BY: KAITLIN IN AUSTRALIA
We’re a wholesome bunch here: We have hearty breakfasts of eggs and toast. We hydrate copiously with ice-cool water. We go through crates of apples and buckets of peanut butter like nobody's business. We get at least eight hours of sleep a night. And as you might be able to tell from past posts of mine, we
love a good hike.
Someone once told me that hiking was basically consisted of three things: climbing uphill for hours, taking pictures at the top, and then walking back down. Truth be told, that’s a fairly accurate depiction of what can happen, but it hardly describes the incredible swooshing rush you get at the top of a mountain and the intense satisfaction you find at the bottom.

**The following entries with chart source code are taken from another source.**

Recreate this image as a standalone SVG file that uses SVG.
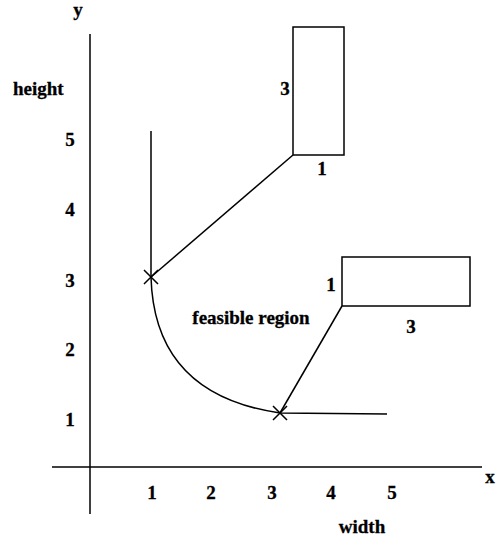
<svg xmlns="http://www.w3.org/2000/svg" width="497" height="540" viewBox="0 0 497 540">
<style>
.t{font-family:"Liberation Serif","Times New Roman",serif;font-weight:bold;font-size:19px;fill:#000;stroke:#000;stroke-width:0.3}
.l{stroke:#000;stroke-width:1.5;fill:none}
</style>
<rect width="497" height="540" fill="#fff"/>
<g id="axes">
<line class="l" x1="90" y1="34" x2="90" y2="514"/>
<line class="l" x1="52" y1="467" x2="482" y2="467"/>
</g>
<g id="labels">
<text class="t" x="78" y="16" text-anchor="middle">y</text>
<text class="t" x="13" y="95">height</text>
<text class="t" x="70" y="146" text-anchor="middle">5</text>
<text class="t" x="70" y="216" text-anchor="middle">4</text>
<text class="t" x="70" y="287" text-anchor="middle">3</text>
<text class="t" x="70" y="356" text-anchor="middle">2</text>
<text class="t" x="70" y="426" text-anchor="middle">1</text>
<text class="t" x="152" y="499" text-anchor="middle">1</text>
<text class="t" x="211" y="499" text-anchor="middle">2</text>
<text class="t" x="272" y="499" text-anchor="middle">3</text>
<text class="t" x="331" y="499" text-anchor="middle">4</text>
<text class="t" x="392" y="499" text-anchor="middle">5</text>
<text class="t" x="490" y="483" text-anchor="middle">x</text>
<text class="t" x="362" y="533" text-anchor="middle">width</text>
<text class="t" x="251" y="324" text-anchor="middle">feasible region</text>
</g>
<g id="curve">
<path class="l" d="M151,131 L151,277 C153,350 190,400 280,413 L387,414"/>
<path class="l" d="M144,270 L158,284 M144,284 L158,270"/>
<path class="l" d="M273,406 L287,420 M273,420 L287,406"/>
</g>
<g id="rect-tall">
<rect class="l" x="293" y="27" width="51" height="128"/>
<text class="t" x="285" y="95" text-anchor="middle">3</text>
<text class="t" x="322" y="175" text-anchor="middle">1</text>
</g>
<g id="rect-wide">
<rect class="l" x="342" y="257" width="128" height="49"/>
<text class="t" x="331" y="291" text-anchor="middle">1</text>
<text class="t" x="411" y="333" text-anchor="middle">3</text>
</g>
<g id="connectors">
<line class="l" x1="293" y1="155" x2="151" y2="277"/>
<line class="l" x1="342" y1="306" x2="280" y2="413"/>
</g>
</svg>
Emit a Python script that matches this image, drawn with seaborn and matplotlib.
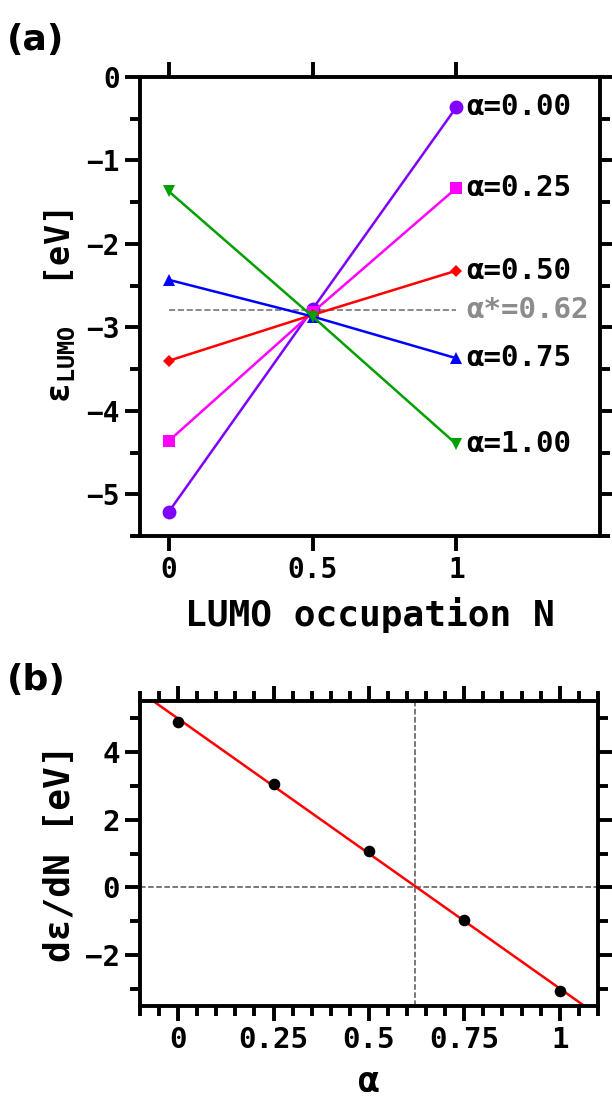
import numpy as np
import pandas as pd
import matplotlib
matplotlib.use('Agg')
import matplotlib.pyplot as plt
import seaborn as sns
from matplotlib.ticker import MultipleLocator, FixedLocator

# ---------------- data ----------------
occupation = [0.0, 0.5, 1.0]
alpha_labels = ['α=0.00', 'α=0.25', 'α=0.50', 'α=0.75', 'α=1.00']
eps_a000 = [-5.21, -2.78, -0.36]
eps_a025 = [-4.36, -2.82, -1.33]
eps_a050 = [-3.40, -2.85, -2.32]
eps_a075 = [-2.43, -2.87, -3.37]
eps_a100 = [-1.37, -2.87, -4.40]
alpha_star = 0.62
eps_star = -2.79
alpha_star_label = 'α*=0.62'

alphas = [0.0, 0.25, 0.5, 0.75, 1.0]
deps_dN = [4.88, 3.05, 1.09, -0.95, -3.07]

series_colors = ['#8000ff', '#ff00ff', '#ff0000', '#0000ff', '#00a000']
series_markers = ['o', 's', 'D', '^', 'v']
series_sizes = [10, 8.5, 6.5, 9, 9]

# ---------------- style ----------------
sns.set_style('ticks')
plt.rcParams['font.family'] = ['DejaVu Sans Mono', 'DejaVu Sans']
plt.rcParams['font.weight'] = 'bold'
plt.rcParams['axes.labelweight'] = 'bold'
plt.rcParams['mathtext.fontset'] = 'custom'
plt.rcParams['mathtext.rm'] = 'DejaVu Sans Mono:bold'
plt.rcParams['mathtext.default'] = 'rm'
plt.rcParams['axes.linewidth'] = 2.8
for k in ['axes.edgecolor', 'xtick.color', 'ytick.color', 'text.color', 'axes.labelcolor']:
    plt.rcParams[k] = 'black'

fig = plt.figure(figsize=(6.12, 11.07), dpi=100)
ax1 = fig.add_axes([0.2288, 0.5158, 0.752, 0.4146])
ax2 = fig.add_axes([0.2288, 0.0912, 0.748, 0.2755])

# ---------------- panel (a) ----------------
all_eps = [eps_a000, eps_a025, eps_a050, eps_a075, eps_a100]
for lab, vals, c, m, ms in zip(alpha_labels, all_eps, series_colors, series_markers, series_sizes):
    df = pd.DataFrame({'N': occupation, 'eps': vals})
    sns.lineplot(data=df, x='N', y='eps', ax=ax1, color=c, marker=m,
                 markersize=ms, markeredgewidth=0, linewidth=1.8, zorder=3)
    ax1.text(1.035, vals[-1], lab, ha='left', va='center', fontsize=21,
             fontweight='bold', color='black')

ax1.plot([0, 1], [eps_star, eps_star], ls='--', color='#777777', lw=1.2, zorder=1)
ax1.text(1.035, eps_star, alpha_star_label, ha='left', va='center', fontsize=21,
         fontweight='bold', color='#8c8c8c')

ax1.set_xlim(-0.1, 1.5)
ax1.set_ylim(-5.5, 0)
ax1.xaxis.set_major_locator(FixedLocator([0, 0.5, 1]))
ax1.set_xticklabels(['0', '0.5', '1'])
ax1.yaxis.set_major_locator(MultipleLocator(1))
ax1.yaxis.set_minor_locator(MultipleLocator(0.5))
ax1.tick_params(which='both', direction='out', top=True, right=True,
                labelsize=20, width=2.8)
ax1.tick_params(which='major', length=11)
ax1.tick_params(which='minor', length=7)
ax1.set_xlabel('LUMO occupation N', fontsize=26, labelpad=9)
ax1.set_ylabel(r'ε$_{\rm LUMO}$  [eV]', fontsize=24, labelpad=6)

# ---------------- panel (b) ----------------
ax2.set_xlim(-0.1, 1.1)
ax2.set_ylim(-3.5, 5.5)
dfb = pd.DataFrame({'alpha': alphas, 'slope': deps_dN})
sns.regplot(data=dfb, x='alpha', y='slope', ax=ax2, ci=None, truncate=False,
            scatter_kws=dict(color='black', s=70, zorder=3, linewidths=0, alpha=1),
            line_kws=dict(color='red', lw=1.8, zorder=2))
ax2.axhline(0, ls='--', color='#555555', lw=1.1, zorder=1)
ax2.axvline(alpha_star, ls='--', color='#555555', lw=1.1, zorder=1)
ax2.set_xlim(-0.1, 1.1)
ax2.set_ylim(-3.5, 5.5)
ax2.xaxis.set_major_locator(FixedLocator([0, 0.25, 0.5, 0.75, 1]))
ax2.set_xticklabels(['0', '0.25', '0.5', '0.75', '1'])
ax2.xaxis.set_minor_locator(MultipleLocator(0.05))
ax2.yaxis.set_major_locator(MultipleLocator(2))
ax2.yaxis.set_minor_locator(MultipleLocator(1))
ax2.tick_params(which='both', direction='out', top=True, right=True,
                labelsize=21, width=2.8)
ax2.tick_params(which='major', length=11)
ax2.tick_params(which='minor', length=7)
ax2.set_xlabel('α', fontsize=26, labelpad=8)
ax2.set_ylabel('dε/dN [eV]', fontsize=26, labelpad=6)

fig.text(0.012, 0.964, '(a)', family='DejaVu Sans', fontweight='bold',
         fontsize=26, ha='left', va='center')
fig.text(0.012, 0.386, '(b)', family='DejaVu Sans', fontweight='bold',
         fontsize=26, ha='left', va='center')

fig.savefig('out.png', dpi=100)
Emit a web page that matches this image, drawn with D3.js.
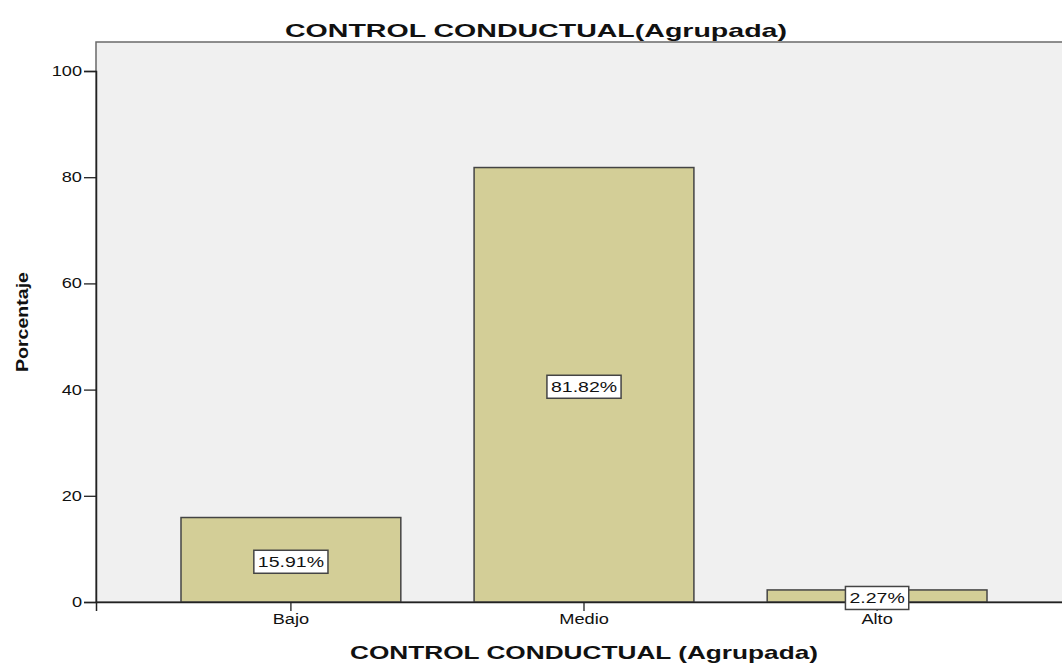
<!DOCTYPE html>
<html><head><meta charset="utf-8">
<script src="https://cdn.jsdelivr.net/npm/d3@7"></script>
<style>body{margin:0;background:#fff}svg{display:block}text{font-family:"Liberation Sans",Arial,sans-serif}</style>
</head><body><svg id="c" width="1062" height="664"></svg>
<script>
const categories = ["Bajo", "Medio", "Alto"];
const percentages = [15.91, 81.82, 2.27];
const yTicks = [0, 20, 40, 60, 80, 100];
const chartTitle = "CONTROL CONDUCTUAL(Agrupada)";
const xTitle = "CONTROL CONDUCTUAL (Agrupada)";
const yTitle = "Porcentaje";

const svg = d3.select("#c");
const L = 96, T = 42, R = 1072, B = 602;
const STRETCH = 1.3;
const y = d3.scaleLinear().domain([0, 100]).range([B, 71]);
const x = d3.scaleBand().domain(categories).range([L, R]).paddingInner(0.25).paddingOuter(0.29);

function stretch(sel, f) {
  sel.each(function() {
    const w = this.getComputedTextLength();
    d3.select(this).attr("textLength", w * f).attr("lengthAdjust", "spacingAndGlyphs");
  });
}

svg.append("rect").attr("x", L).attr("y", T).attr("width", R - L).attr("height", B - T)
  .attr("fill", "#f0f0f0").attr("stroke", "#6a6a6a").attr("stroke-width", 1.5);

svg.selectAll("rect.bar").data(percentages).join("rect").attr("class", "bar")
  .attr("x", (d, i) => x(categories[i])).attr("width", x.bandwidth())
  .attr("y", d => y(d)).attr("height", d => B - y(d))
  .attr("fill", "#d3ce97").attr("stroke", "#444").attr("stroke-width", 1.5);

const yAxis = svg.append("g").attr("transform", `translate(${L},0)`)
  .call(d3.axisLeft(y).tickValues(yTicks).tickSize(12).tickPadding(2));
yAxis.select(".domain").attr("stroke", "#222").attr("stroke-width", 1.5);
yAxis.selectAll(".tick line").attr("stroke", "#222").attr("stroke-width", 1.3);
yAxis.selectAll("text").attr("font-size", 14).attr("fill", "#111").attr("font-family", "Liberation Sans, Arial, sans-serif");
stretch(yAxis.selectAll("text"), STRETCH);

const xAxis = svg.append("g").attr("transform", `translate(0,${B})`)
  .call(d3.axisBottom(x).tickSize(9).tickPadding(3));
xAxis.select(".domain").attr("stroke", "#222").attr("stroke-width", 1.5);
xAxis.selectAll(".tick line").attr("stroke", "#222").attr("stroke-width", 1.3);
xAxis.selectAll("text").attr("font-size", 14).attr("fill", "#111").attr("font-family", "Liberation Sans, Arial, sans-serif");
stretch(xAxis.selectAll("text"), STRETCH);

// value labels
const lab = svg.selectAll("g.lab").data(percentages).join("g").attr("class", "lab")
  .attr("transform", (d, i) => `translate(${x(categories[i]) + x.bandwidth() / 2},${y(d / 2) + 2})`);
lab.each(function(d) {
  const g = d3.select(this);
  const t = g.append("text").attr("text-anchor", "middle").attr("dy", "0.36em")
    .attr("font-size", 15).attr("fill", "#111").text(d.toFixed(2) + "%");
  const w = t.node().getComputedTextLength() * STRETCH;
  t.attr("textLength", w).attr("lengthAdjust", "spacingAndGlyphs");
  g.insert("rect", "text").attr("x", -w / 2 - 4).attr("y", -11.5).attr("width", w + 8).attr("height", 23)
    .attr("fill", "#fff").attr("stroke", "#444").attr("stroke-width", 1.5);
});

svg.append("text").attr("x", 536).attr("y", 37).attr("text-anchor", "middle")
  .attr("font-size", 19).attr("font-weight", "bold").attr("fill", "#111")
  .attr("textLength", 502).attr("lengthAdjust", "spacingAndGlyphs").text(chartTitle);
svg.append("text").attr("x", 584).attr("y", 659).attr("text-anchor", "middle")
  .attr("font-size", 19).attr("font-weight", "bold").attr("fill", "#111")
  .attr("textLength", 468).attr("lengthAdjust", "spacingAndGlyphs").text(xTitle);
svg.append("text").attr("transform", "translate(28,322) rotate(-90)").attr("text-anchor", "middle")
  .attr("font-size", 17).attr("font-weight", "bold").attr("fill", "#111")
  .attr("textLength", 100).attr("lengthAdjust", "spacingAndGlyphs").text(yTitle);
</script></body></html>
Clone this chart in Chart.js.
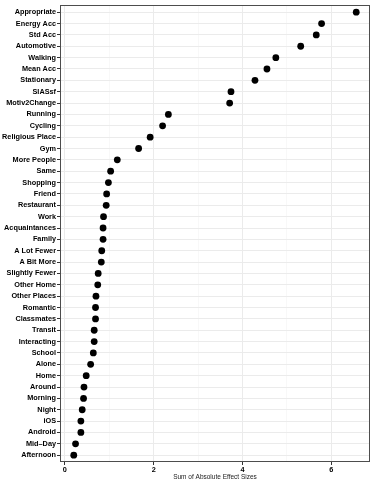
<!DOCTYPE html>
<html>
<head>
<meta charset="utf-8">
<script src="https://cdn.jsdelivr.net/npm/chart.js@4.4.1/dist/chart.umd.min.js"></script>
<style>
html,body{margin:0;padding:0;background:#fff;}
#wrap{width:374px;height:484px;}
</style>
</head>
<body>
<div id="wrap"><canvas id="c" width="374" height="484"></canvas></div>
<script>
const categories = ["Appropriate","Energy Acc","Std Acc","Automotive","Walking","Mean Acc","Stationary","SIASsf","Motiv2Change","Running","Cycling","Religious Place","Gym","More People","Same","Shopping","Friend","Restaurant","Work","Acquaintances","Family","A Lot Fewer","A Bit More","Slightly Fewer","Other Home","Other Places","Romantic","Classmates","Transit","Interacting","School","Alone","Home","Around","Morning","Night","iOS","Android","Mid\u2013Day","Afternoon"];
const effectSums = [6.56,5.78,5.66,5.31,4.75,4.55,4.28,3.74,3.71,2.33,2.20,1.92,1.66,1.18,1.03,0.98,0.94,0.93,0.87,0.86,0.86,0.83,0.82,0.75,0.74,0.70,0.69,0.69,0.66,0.66,0.64,0.58,0.48,0.43,0.42,0.39,0.36,0.36,0.24,0.20];
const xTicks = [0,1,2,3,4,5,6];
const xTitle = "Sum of Absolute Effect Sizes";

const points = categories.map((c,i)=>({x: effectSums[i], y: i}));

const borderPlugin = {
  id:'panelBorder',
  afterDraw(chart){
    const a = chart.chartArea, ctx = chart.ctx;
    ctx.save();
    ctx.strokeStyle = '#4d4d4d';
    ctx.lineWidth = 1;
    ctx.strokeRect(Math.round(a.left)+0.5, Math.round(a.top)+0.5, Math.round(a.right-a.left)-1+0.0, Math.round(a.bottom-a.top)-1);
    ctx.restore();
  }
};

new Chart(document.getElementById('c'), {
  type: 'scatter',
  data: { datasets: [{ data: points, backgroundColor:'#000', borderColor:'#000', pointRadius:3.4, pointHoverRadius:3.4, borderWidth:0 }] },
  options: {
    responsive:false, animation:false,
    layout:{ padding:{ top:2, right:4, left:0, bottom:0 } },
    plugins:{ legend:{display:false}, tooltip:{enabled:false} },
    scales:{
      x:{
        type:'linear', min:-0.11, max:6.87,
        afterBuildTicks(s){ s.ticks = xTicks.map(v=>({value:v})); },
        afterFit(s){ s.height = 22; },
        grid:{
          color: ctx => (ctx.tick && ctx.tick.value % 2) ? '#f3f3f3' : '#ebebeb',
          lineWidth: ctx => (ctx.tick && ctx.tick.value % 2) ? 0.6 : 1,
          tickColor: ctx => (ctx.tick && ctx.tick.value % 2) ? 'rgba(0,0,0,0)' : '#333',
          tickLength:3, drawTicks:true
        },
        border:{ display:false },
        ticks:{ autoSkip:false, maxRotation:0, padding:1, color:'#000',
          font:{ family:'Liberation Sans, Arial, sans-serif', size:7.3, weight:'bold' },
          callback: v => (v % 2 === 0 ? String(v) : '') },
        title:{ display:true, text:xTitle, color:'#222', padding:{top:0,bottom:3},
          font:{ family:'Liberation Sans, Arial, sans-serif', size:6.5 } }
      },
      y:{
        type:'linear', reverse:true, min:-0.6, max:39.6,
        afterBuildTicks(s){ s.ticks = categories.map((c,i)=>({value:i})); },
        afterFit(s){ s.width = 60; },
        grid:{ color:'#ebebeb', lineWidth:1, tickColor:'#333', tickLength:3 },
        border:{ display:false },
        ticks:{ autoSkip:false, padding:1, color:'#000',
          font:{ family:'Liberation Sans, Arial, sans-serif', size:7.3, weight:'bold' },
          callback: v => categories[v] }
      }
    }
  },
  plugins:[borderPlugin]
});
</script>
</body>
</html>
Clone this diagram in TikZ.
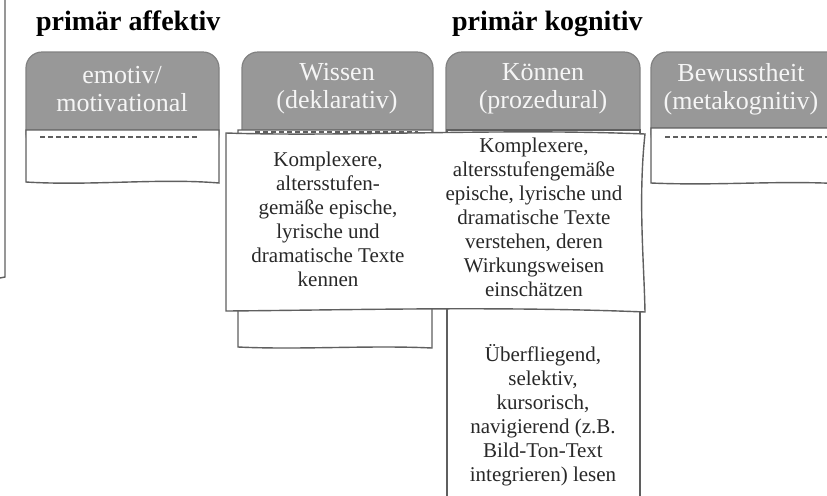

As I write this, we’re all groaning a bit; we’ve just hiked the highest part of Lambs Head (also known as Kahlpahlim Rock), and we all ache. It was a full day walk, and we hiked for seven straight hours. Our sore calf and butt muscles curse us with every step, but reader, it was so worth it!
The day started in darkness, as we had to leave the field station at six o’clock. When you leave the field station at six o’clock, that means you have to wake up even earlier to make your eggs and toast, in addition to packing a lunch for later.
Along with fruit and a turkey sandwich, I brought a ridiculous amount of gorp (good ole raisins and peanuts) to tide me over. Over the course of the hike, I probably ate my weight in gorp.
Bleary-eyed and stumbling, we climbed into the vans that would take us to Lambs Head. Naturally, we immediately fell asleep, lulled by the gentle rocking of those valiant and decrepit vans.
We all collectively woke up when the vans hit dirt road, jiggling us across a mountainous landscape. Soon enough, we were standing around at the start of the trail, adjusting pack straps and double-checking supplies of water (3 liters necessary, at the very least).
And then the hike began!
There’s something so meditative about hiking: it’s like the very act purifies your thoughts. Away with the small and large sins of yesterday, away with the plaguing guilt over tasks done and undone. It’s just you and the mountain.
Even though I was hiking with a small group of six, it was still easy to isolate myself mentally. The person in front of me? Just a pair of legs and a torso moving ahead.
I have a bad tendency of looking down when I’m hiking—mainly because I need to be careful with my footing. (My clumsiness should be nothing new.) Usually, I stare at the ground looking for any obstacles, like random logs or thorny shrubs. This time, though, I tried hard to look at my surroundings.
At the start of the hike, there was a multitude of grasses and lantana weeds, along with sparsely spaced eucalyptus trees. This progressed into more thickly situated deciduous trees with a multitude of feather palms, until you reached mossy boulders and huge trees. The hike up was steep and reminiscent of a Stairmaster exercise.
Like I said, we all ache now.
But we prevailed, and it was worth it. At the top, there were five lookouts, and they were all overwhelming in their span and beauty:
We had lunch at the fourth lookout, and there’s probably nothing better than a mustard, cheese, and turkey sandwich when you’re smack on the side of the mountain. We took a rest, which looks a little like this:
(That's my lovely friend, Laura, taking a well-deserved nap.)
We traveled on to the fifth lookout, where I took the requisite top-of-the-mountain picture:
And then we started on our way back down. The way down (much like the way up) was steep, and much of the time we were basically running down hills, meaning that we made it down in record time.
When we reached the foot of the mountain, we ransacked leftover supplies of gorp and water before lying back and looking up into the blue, blue sky.
Back safe and sound at the field station, we carry the remnants of the day—sunburn, soreness, and general tiredness. Another hike well-hiked, another wholly perfect day in Australia.
I’ve got a book of Walt Whitman here, and I’ll leave you with a stanza I’ve underlined in soft pencil:
This then is life,
Here is what has come to the surface after so many throes and convulsions
How curious! How real!
Underfoot the divine soil, overhead the sun.